"Uh-oh," I said, "I don't think I brought the card that says what kind of pacemaker I have." This was a fine time to think of it, when I was already hooked up to the monitor.
"Oh, that's okay," the technician said. "It'll tell me which one it is. It'll even tell me when your birthday is."
"It will?"
"Oh, yeah." He put a telephone receiver against my chest. "Hey," he said, "March 28th. Coming right up, huh?"
"My goodness." I wonder what else it knows.
The monitor was sleek and streamlined. The long ribbon of the EKG poured smoothly out of it, and the two of them peered intently at it as it came. Once in a while, one of them would murmur a number and the other would murmur something back. As guest of honor, I sat quietly in my chair and watched. I was out of there in ten minutes.
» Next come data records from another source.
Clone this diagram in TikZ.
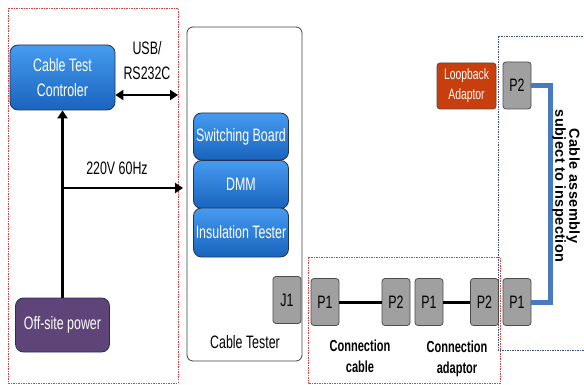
\documentclass[tikz,border=0pt]{standalone}
\usepackage{fontspec}
\setmainfont[FakeStretch=0.69]{Liberation Sans}
\newfontfamily\widefont[LetterSpace=3]{Liberation Sans}
\usetikzlibrary{arrows.meta}
\definecolor{boxtop}{RGB}{70,155,240}
\definecolor{boxbot}{RGB}{25,100,190}
\definecolor{boxline}{RGB}{35,50,80}
\definecolor{powerpurple}{RGB}{95,68,122}
\definecolor{loopred}{RGB}{200,62,12}
\definecolor{portgray}{RGB}{160,160,160}
\definecolor{cableblue}{RGB}{72,122,192}
\definecolor{zonered}{RGB}{220,60,60}
\definecolor{zoneblue}{RGB}{60,80,120}
\tikzset{
  bluebox/.style={draw=boxline, line width=0.8pt, rounded corners=8pt, top color=boxtop, bottom color=boxbot, text=white, inner sep=0pt, font=\fontsize{18}{19}\selectfont},
  port/.style={draw=black!70, line width=0.8pt, rounded corners=3pt, fill=portgray, minimum width=28pt, minimum height=47pt, inner sep=0pt, font=\fontsize{18}{19}\selectfont},
  zone/.style={line width=0.6pt, dash pattern=on 1.5pt off 1pt},
  feed/.style={line width=2.8pt},
  tip/.style={-{Triangle[length=8pt,width=10pt]}},
  plain/.style={font=\fontsize{18}{25}\selectfont, align=center},
  tag/.style={font=\bfseries\fontsize{16}{21}\selectfont, align=center},
}
\begin{document}
\begin{tikzpicture}[x=1pt,y=-1pt]
		%%%%% START %%%%%
		\useasboundingbox (0,0) rectangle (584,385);
		
		% zones
		\draw[zone, zonered] (8,8) rectangle (178,383);
		\draw[zone, zonered] (308,257) rectangle (500,383.5);
		\draw[zone, zoneblue] (590,36) -- (498,36) -- (498,350) -- (590,350);
		
		% left side
		\node[bluebox, minimum width=105pt, minimum height=65pt, align=center, font=\fontsize{18}{25}\selectfont] (ctrl) at (62.5,77.5) {Cable Test\\Controler};
		\node[draw=boxline, line width=0.8pt, rounded corners=8pt, fill=powerpurple, text=white, minimum width=94pt, minimum height=54pt, inner sep=0pt, font=\fontsize{18}{19}\selectfont] (power) at (62.5,325) {Off-site power};
		\node[plain] (usb) at (147,61) {USB/\\RS232C};
		\node[plain] (ac) at (117,168) {220V 60Hz};
		
		\coordinate (usbend) at (178,95);
		\coordinate (acin) at (183,188);
		\draw[feed, {Triangle[length=8pt,width=10pt]}-{Triangle[length=8pt,width=10pt]}] (ctrl.east |- usbend) -- (usbend);
		\draw[feed, tip] (power.north) -- (ctrl.south);
		\draw[feed, tip] (power.north |- acin) -- (acin);
		
		% cable tester
		\node[draw=black!75, line width=0.8pt, rounded corners=6pt, fill=white, minimum width=115pt, minimum height=334pt] (tester) at (244.5,194) {};
		\node[plain] (testerlbl) at (245,342) {Cable Tester};
		\node[bluebox, minimum width=95pt, minimum height=47pt] (sw) at (241,136.5) {Switching Board};
		\node[bluebox, minimum width=95pt, minimum height=48pt] (dmm) at (241,184.5) {DMM};
		\node[bluebox, minimum width=95pt, minimum height=49pt] (ins) at (241,232.5) {Insulation Tester};
		\node[port] (j1) at (287,300) {J1};
		
		% connection cable and adaptor
		\node[port] (cp1) at (325,302) {P1};
		\node[port] (cp2) at (396,302) {P2};
		\node[port] (ap1) at (429,302) {P1};
		\node[port] (ap2) at (484.5,302) {P2};
		\draw[line width=3pt] (cp1) -- (cp2);
		\draw[line width=3pt] (ap1) -- (ap2);
		\node[tag] (cablelbl) at (360,356) {Connection\\cable};
		\node[tag] (adaptlbl) at (457,359) {Connection\\adaptor};
		
		% cable assembly
		\node[port] (ip1) at (517,302) {P1};
		\node[port] (ip2) at (517,85.5) {P2};
		\node[draw=black!70, line width=0.8pt, rounded corners=3pt, fill=loopred, text=white, minimum width=59pt, minimum height=46pt, inner sep=0pt, align=center, font=\fontsize{15}{20}\selectfont] (loop) at (466.5,86) {Loopback\\Adaptor};
		\draw[cableblue, line width=5pt] (ip2.east) -- ++(19,0) |- (ip1.east);
		\node[rotate=-90, align=center, font=\widefont\bfseries\fontsize{14.5}{14}\selectfont] (dutlbl) at (566,186) {Cable assembly\\subject to inspection};
		
		%%%%% END %%%%%
\end{tikzpicture}
\end{document}
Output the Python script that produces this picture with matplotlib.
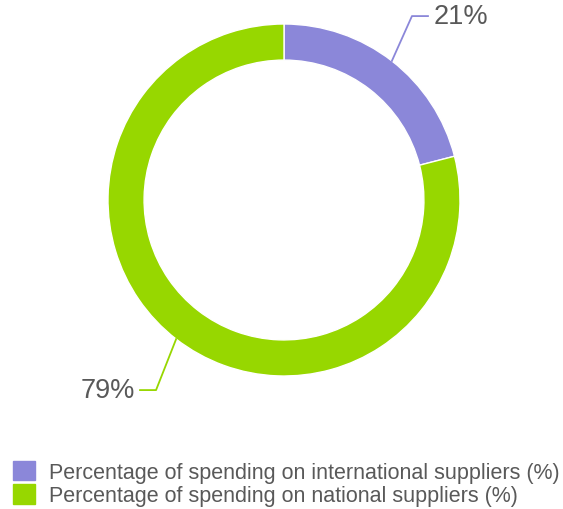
import matplotlib.pyplot as plt
import matplotlib.patches as mpatches
import numpy as np

plt.rcParams['font.family'] = ['Liberation Sans', 'DejaVu Sans']

labels = ['Percentage of spending on international suppliers (%)',
          'Percentage of spending on national suppliers (%)']
values = [21, 79]
colors = ['#8b87d9', '#97d700']
text_color = '#595959'

W, H = 563, 510
fig = plt.figure(figsize=(W / 100, H / 100), dpi=100)
cx, cy, r = 284, 201, 176
ax = fig.add_axes([(cx - r) / W, (H - cy - r) / H, 2 * r / W, 2 * r / H])

wedges, _ = ax.pie(values, colors=colors, startangle=90, counterclock=False,
                   radius=1, wedgeprops=dict(width=0.205, edgecolor='white', linewidth=1))
ax.set_xlim(-1, 1)
ax.set_ylim(-1, 1)
ax.axis('off')

# leader lines + labels
for w, v, col in zip(wedges, values, colors):
    ang = np.deg2rad((w.theta1 + w.theta2) / 2)
    x0, y0 = np.cos(ang), np.sin(ang)
    side = 1 if x0 > 0 else -1
    ey = 1.045 if y0 > 0 else -1.08
    ex = side * 0.727
    hx = side * 0.818
    ax.plot([x0, ex, hx], [y0, ey, ey], color=col, lw=1.3, clip_on=False)
    ax.text(hx + side * 0.03, ey, f'{v}%', color=text_color, fontsize=19.5,
            ha='left' if side > 0 else 'right', va='center', clip_on=False)

handles = [mpatches.Patch(color=c) for c in colors]
fig.legend(handles, labels, loc='upper left', bbox_to_anchor=(13 / W, 1 - 462 / H),
           frameon=False, fontsize=15.5, labelcolor=text_color,
           handlelength=1.0, handleheight=1.0, handletextpad=0.68,
           labelspacing=0.06, borderaxespad=0, borderpad=0)

fig.savefig('out.png', dpi=100)
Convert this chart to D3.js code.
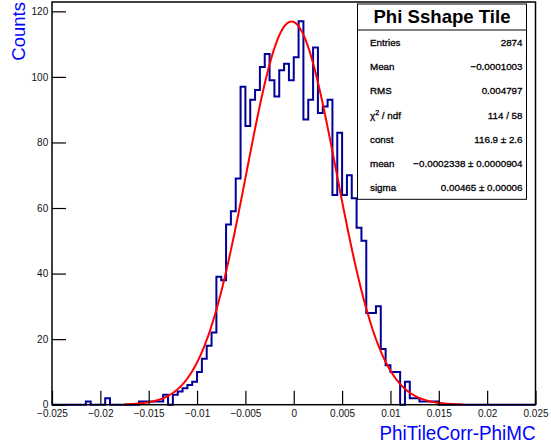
<!DOCTYPE html>
<html lang="en">
<head>
<meta charset="UTF-8">
<title>Phi Sshape Tile</title>
<script src="https://d3js.org/d3.v7.min.js"></script>
<style>
  body { margin: 0; background: #fff; }
  svg text { font-family: "Liberation Sans", Arial, Helvetica, sans-serif; }
</style>
</head>
<body>
<svg id="graph" width="551" height="444"></svg>
<script>
// 100 bins between -0.025 and 0.025
var xMin = -0.025, xMax = 0.025
var binCounts = [
  0, 0, 0, 0, 0, 0, 0, 1, 0, 0,
  0, 2, 0, 0, 0, 0, 0, 0, 1, 1,
  1, 1, 1, 3, 0, 3, 4, 5, 6, 7,
  10, 14, 18, 22, 39, 38, 55, 59, 69, 97,
  85, 93, 96, 103, 107, 99, 94, 102, 104, 99,
  106, 117, 87, 93, 109, 89, 91, 93, 64, 83,
  64, 70, 63, 54, 50, 28, 28, 30, 17, 12,
  10, 10, 0, 7, 2, 2, 1, 1, 1, 1,
  0, 0, 0, 0, 0, 0, 0, 0, 0, 0,
  0, 0, 0, 0, 0, 0, 0, 0, 0, 0
]
var yMax = 122.85

var xTicks = [-0.025, -0.02, -0.015, -0.01, -0.005, 0, 0.005, 0.01, 0.015, 0.02, 0.025]
var xTickLabels = ["\u22120.025", "\u22120.02", "\u22120.015", "\u22120.01", "\u22120.005", "0",
                   "0.005", "0.01", "0.015", "0.02", "0.025"]
var yTicks = [0, 20, 40, 60, 80, 100, 120]
var yTickLabels = ["0", "20", "40", "60", "80", "100", "120"]

// gaus fit from the stats box
var fitConst = 116.9, fitMean = -0.0002338, fitSigma = 0.00465
var fitRange = [-0.0175, 0.0175]

var statTitle = "Phi Sshape Tile"
var statNames = ["Entries", "Mean", "RMS", "chi2", "const", "mean", "sigma"]
var statValues = ["2874", "\u22120.0001003", "0.004797", "114 / 58", "116.9 \u00b1 2.6",
                  "\u22120.0002338 \u00b1 0.0000904", "0.00465 \u00b1 0.00006"]

var svg = d3.select("#graph")
var frame = {left: 52, right: 535.5, top: 2, bottom: 404.7}

var x = d3.scaleLinear().domain([xMin, xMax]).range([frame.left, frame.right])
var y = d3.scaleLinear().domain([0, yMax]).range([frame.bottom, frame.top])

svg.append("rect").attr("width", 551).attr("height", 444).attr("fill", "#fff")

// histogram outline
var bw = (xMax - xMin) / binCounts.length
var steps = []
binCounts.forEach(function (c, i) {
  steps.push([xMin + i * bw, c])
  steps.push([xMin + (i + 1) * bw, c])
})
svg.append("path")
  .attr("d", d3.line().x(d => x(d[0])).y(d => y(d[1]))(steps))
  .attr("fill", "none")
  .attr("stroke", "#000099")
  .attr("stroke-width", 2)

// fit curve
var fitPts = d3.range(0, 301).map(function (k) {
  var v = fitRange[0] + (fitRange[1] - fitRange[0]) * k / 300
  return [v, fitConst * Math.exp(-0.5 * Math.pow((v - fitMean) / fitSigma, 2))]
})
svg.append("path")
  .attr("d", d3.line().x(d => x(d[0])).y(d => y(d[1]))(fitPts))
  .attr("fill", "none")
  .attr("stroke", "#ff0000")
  .attr("stroke-width", 2)

// axes, ticks drawn inside the frame
var xMinor = d3.range(-25, 26).map(d => d / 1000)
var gx = svg.append("g").attr("transform", `translate(0,${frame.bottom})`)
gx.call(d3.axisBottom(x).tickValues(xMinor).tickSize(-7).tickFormat(""))
gx.call(d3.axisBottom(x).tickValues(xTicks).tickSize(-14).tickPadding(5.3)
  .tickFormat((d, i) => xTickLabels[i]))

var yMinor = d3.range(0, 121, 5)
var gy = svg.append("g").attr("transform", `translate(${frame.left},0)`)
gy.call(d3.axisLeft(y).tickValues(yMinor).tickSize(-7).tickFormat(""))
gy.call(d3.axisLeft(y).tickValues(yTicks).tickSize(-14).tickPadding(3.8)
  .tickFormat((d, i) => yTickLabels[i]))

svg.selectAll(".domain").remove()
svg.selectAll(".tick line").attr("stroke", "#000").attr("stroke-width", 1.2)
svg.selectAll(".tick text").attr("font-size", 10).attr("fill", "#111")
  .style("font-family", "'Liberation Sans', Arial, sans-serif")

svg.append("rect")
  .attr("x", frame.left).attr("y", frame.top)
  .attr("width", frame.right - frame.left).attr("height", frame.bottom - frame.top)
  .attr("fill", "none").attr("stroke", "#000").attr("stroke-width", 1.5)

// axis titles
svg.append("text")
  .attr("x", frame.right).attr("y", 440)
  .attr("text-anchor", "end")
  .attr("font-size", 20)
  .attr("textLength", 156).attr("lengthAdjust", "spacingAndGlyphs")
  .attr("fill", "#0000ff")
  .text("PhiTileCorr-PhiMC")

svg.append("text")
  .attr("transform", "translate(25,2) rotate(-90)")
  .attr("text-anchor", "end")
  .attr("font-size", 18.5)
  .attr("fill", "#0000ff")
  .text("Counts")

// stats box
var box = {left: 357.5, right: 526.5, top: 4, mid: 30, bottom: 199.3}
svg.append("rect")
  .attr("x", box.left).attr("y", box.top)
  .attr("width", box.right - box.left).attr("height", box.bottom - box.top)
  .attr("fill", "#fff").attr("stroke", "#000").attr("stroke-width", 1)
svg.append("line")
  .attr("x1", box.left).attr("x2", box.right)
  .attr("y1", box.mid).attr("y2", box.mid)
  .attr("stroke", "#000").attr("stroke-width", 1)

svg.append("text")
  .attr("x", (box.left + box.right) / 2).attr("y", 22.7)
  .attr("text-anchor", "middle")
  .attr("font-size", 18.6).attr("font-weight", "bold")
  .text(statTitle)

var rows = svg.append("g").attr("font-size", 9.8)
  .attr("stroke", "#000").attr("stroke-width", 0.3)
statNames.forEach(function (name, i) {
  var by = 46.2 + i * 24.1
  var t = rows.append("text").attr("x", 370).attr("y", by)
  if (name === "chi2") {
    t.append("tspan").text("\u03c7")
    t.append("tspan").attr("dy", -4).attr("font-size", 7).text("2")
    t.append("tspan").attr("dy", 4).text(" / ndf")
  } else {
    t.text(name)
  }
  rows.append("text").attr("x", 522.5).attr("y", by)
    .attr("text-anchor", "end")
    .text(statValues[i])
})
</script>
</body>
</html>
Such ease. So simple. So easy to comply with the few demands these medical miracles make on me. About two million people worldwide have pacemakers. We all sit in a chair with a telephone receiver against our chests for a few minutes several times a year, and then we go on our way.
"I think I'm getting sick again," the woman tells me, almost in a whisper. She has made sure we're not observed. "I've been taking my vitamins, but I'm tired all the time."
She is in this country illegally. It has been eight years since her last chemotherapy. Since then, she has been treating her chronic leukemia with vitamins. "Shouldn't we try to get you to a doctor?" I say.
Her eyes grow large. "No," she said. "I can't do that. You know -- the green card. No."
"We could just pay cash for the visit. Just to consult."
"No. People talk to people. You never know. I'm just telling you so you'll know."
"I will take you anytime, if you change your mind," I say. "I know lots of doctors."
How many thousands and thousands of dollars does a machine like my pacemaker monitor cost? Why do I have a pacemaker that can talk on the phone and someone else can't even see a doctor because she's afraid of being turned in?
There are people in Congress want to make it illegal for me to help her. Even to talk to her about it, maybe. We should just send her and her leukemia packing, back to a country where nobody has a pacemaker or chemotherapy, or even an aspirin. We don't have an obligation to help her or anybody else.
Since when? Since when don't we have an obligation to help a neighbor? Wasn't the parable about the Good Samaritan precisely about the fact that your neighbor can be a foreigner, someone you don't know, someone not tied to you by blood or race or creed or anything else except common humanity? Didn't Jesus scoff at people who thought their only obligation was to themselves and their families, people from the same place they were from? And does having broken a law mean a person should be left to die without help, right here in the richest country in the world?
Well, what if they all came? What then?
I don't know what then. But I do know that human beings don't have the right to ignore the plight of someone who is right before our eyes.